Let’s look at this from A’s perspective. If B cheats then A is better to cheat as well because the fish will run out but at least A would have made a lot of money before that happens. If B doesn’t cheat then A is still better to cheat because the number of fish will be reduced but A will make a lot of money at the expense of B.

But again, if they both cooperate then both can make a moderate amount while ensuring that the fish survive indefinitely which ensures both company’s survival.

When you start thinking this way examples are everywhere, especially where multiple entities are competing over limited resources (climate change mitigation is an obvious example). In other words, in exactly the situations where conventional economic theory thinks that free competition is the best solution. Clearly it is wrong.

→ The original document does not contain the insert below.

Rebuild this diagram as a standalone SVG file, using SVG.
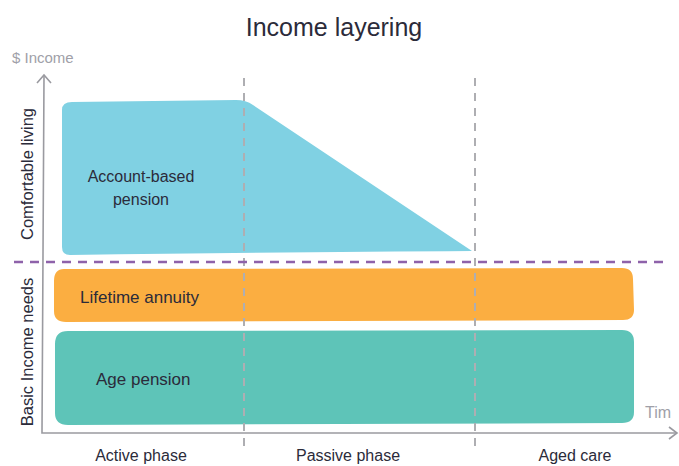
<svg xmlns="http://www.w3.org/2000/svg" width="679" height="466" viewBox="0 0 679 466">
<style>
.t{font-family:"Liberation Sans",Arial,sans-serif;fill:#2b2b3a}
.g{font-family:"Liberation Sans",Arial,sans-serif;fill:#a0a0a8}
.ax{stroke:#9a9aa0;stroke-width:1.6;fill:none}
.vd{stroke:#aeaeb2;stroke-width:2;stroke-dasharray:8 7;fill:none}
.pd{stroke:#8e62aa;stroke-width:2.5;stroke-dasharray:9 7;fill:none}
</style>
<rect width="679" height="466" fill="#fff"/>
<text class="t" x="334" y="36" font-size="25" text-anchor="middle">Income layering</text>
<text class="g" x="12" y="63" font-size="15">$ Income</text>
<g id="account-based">
<path d="M62,110 Q62,102 72,102 L236,100 Q246,100 253,105 L472,251 Q300,252 70,255 Q62,255 62,247 Z" fill="#80d1e3"/>
<text class="t" x="141" y="182" font-size="16" text-anchor="middle">Account-based</text>
<text class="t" x="141" y="205" font-size="16" text-anchor="middle">pension</text>
</g>
<g id="annuity">
<path d="M64,269 L622,268 Q633,268 633,279 L634,310 Q634,320 623,320 L66,322 Q54,322 54,311 L54,281 Q54,269 64,269 Z" fill="#fbae41"/>
<text class="t" x="80" y="303" font-size="17">Lifetime annuity</text>
</g>
<g id="age-pension">
<path d="M68,331 L622,330 Q634,330 634,342 L634,412 Q634,423 622,423 L68,425 Q55,425 55,413 L55,344 Q55,331 68,331 Z" fill="#5ec4b8"/>
<text class="t" x="96" y="385" font-size="17">Age pension</text>
</g>
<g id="connectors">
<path class="vd" d="M244,78 V446"/>
<path class="vd" d="M475,78 V446"/>
<path class="pd" d="M14,262 L670,262"/>
<path class="ax" d="M44,76 L42,433 L676,433"/>
<path class="ax" d="M37,83 L44,75 L51,83"/>
<path class="ax" d="M669,427 L677,433 L669,439"/>
</g>
<text class="t" font-size="16.5" text-anchor="middle" transform="translate(33,174) rotate(-90)">Comfortable living</text>
<text class="t" font-size="16.5" text-anchor="middle" transform="translate(33,352) rotate(-90)">Basic Income needs</text>
<text class="g" x="645" y="418" font-size="16">Tim</text>
<text class="t" x="141" y="461" font-size="16" text-anchor="middle">Active phase</text>
<text class="t" x="348" y="461" font-size="16" text-anchor="middle">Passive phase</text>
<text class="t" x="575" y="461" font-size="16" text-anchor="middle">Aged care</text>
</svg>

So in theory truly free competition as espoused by neo-liberal economics will never work. It just can’t. Is the usual alternative – government regulation – any better? Well, in theory it is, but only if we assume that the government acts rationally and tries to optimise the rules for the long-term benefit for the majority.

But in too many cases the government simply acts as another participant in the prisoner’s dilemma scenario. It makes short-term, self-serving decisions which don’t give an optimal result for either society or for even itself.

There is one advantage that democratic governments have though. They are ultimately given power through a majority vote which, theoretically at least, represents the thoughts of the people. Private companies don’t have this restriction.

But there is one last factor I should mention here. The prisoner’s dilemma changes completely when the participants know what the others are doing. If all the participants cooperate and act rationally then the best outcome always results. So the key to getting the best outcome seems to be total openness and complete participation by all affected parties.

That sort of sounds like a democratic political model with a Keynesian style economy (I would advocate for a greater degree of control than Keynes did). But it should be the model we always hear about in theory, not the imperfect version we see in real life.